Real estate tokens or security tokens as they are being conceptualized by most of the leading players in the space are simply not going to work for the above mentioned reasons.

In order to actually use tokenization using blockchain for real estate, you need a transaction that

  1. Has something to do with real estate.
  2. Generates value
  3. contract is recorded in a peer to peer manner only and does not have a centralized record
  4. these contracts do have legal standing

Couple of things come to mind.

Property management rights are one. We have previously discussed it here.

Property management represents a contract between the property manager and the landlord. The landlord pays a fee for the service, which usually comes from the rents derived by the property.

This is a contract only recorded (no centralized registry) between the manager and the landlord and is a good fit for representing on the blockchain.

These rights can then serve as a collateral for a stable coin.

Another and probably better solution is the rental rights.

Renters and landlords again have a peer to peer contract which is valid in the eyes of law despite not being recorded centrally. The rents generated by residential property in Australia range around the 4% mark. The absolute rent amounts go up benchmarked by the CPI annually.
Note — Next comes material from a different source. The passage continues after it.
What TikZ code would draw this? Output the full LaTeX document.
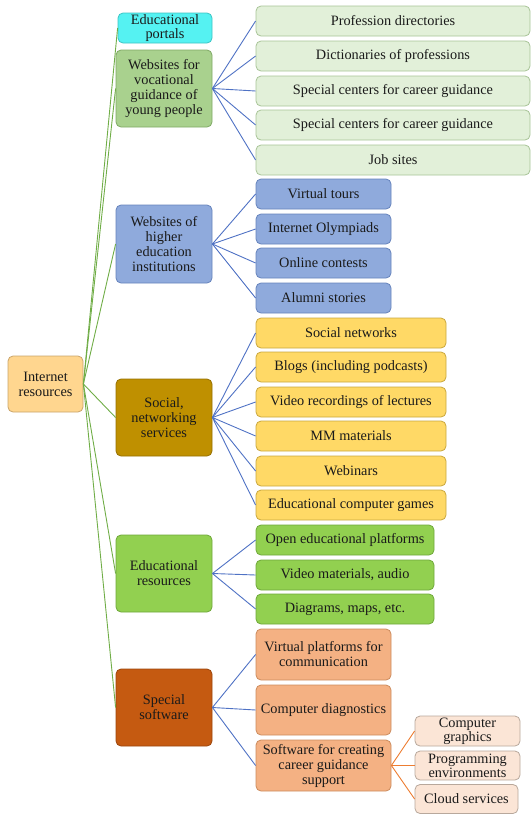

But if you think about the rent generating potential of a property by discounting all future cash flows to present value and use inflation as the discount then you can simply use todays rent as a static number.

Which essentially means if you had rights to rent for the next 25 years that would be equivalent to the current value of the property.

A perpetual right to rental proceeds from a property reflected by a contract is a strong asset that can be recorded on the blockchain in a non custodial manner.

This right would steadily generate between 3–5% annually in the form of rental proceeds while no securitization or tokenization is needed. The value of such a contract would be equal to the current value of the property.

The property would be still owned by the land lord who may live there by paying the rent.

If and when he or she wants to sell, they can do so but they have to pay back what was paid for.

Consider an example.

John owns a property worth $500,000 but needs the cash to invest in his business. His wife Tina does not want to give up the home and wants to continue to live there. She and John also think the property will go up in value in the long run so they want to continue to hold it.

They sell the rights to rent on the Konkrete platform for $500,000. They continue to live in their own home but now have to pay the rent at market rates which could come to 4% annualized. This $20,000 is paid out in a monthly (or weekly etc) distribution to the investor (could be a syndicate) who own these rights.

These rental rights are recorded on the blockchain and can be then used a blockchain native non custodial collateral that can serve as the basis of a real estate backed stable coin.

Ten years down the line let’s say the property is now worth $800,000 on the market. John and Tina have been paying rent which has so far cost them 40% over ten years of original value which is $200,000. They now wish to sell. They are free to do so but in order to extinguish the rental proceeds contract they would have to pay $500,000.

Which means they would pocket the net difference of $300,000 and still come out ahead by $100,000 if you offset the rent paid out till date.

The coins that were using this collateral will then be burnt and the proceeds would be distributed to the holders. You can create a liquidity cash pool but those are details that can be worked out.

Such a stable coin would be a hard asset and also generate a healthy ~4% yield for its holders. The reason you would go for a stable coin rather than trading each of the rights separately because the coin makes it all fungible and more liquid and less risky through diversification across multiple properties for holders.

Obviously for something like this to work you would need significant distribution. Real estate transactions are quite large. Which is why we will be rolling this out only when we have already built out significant distribution using Factorium.

These rights could be factored as one of the offerings alongside others on Factorium.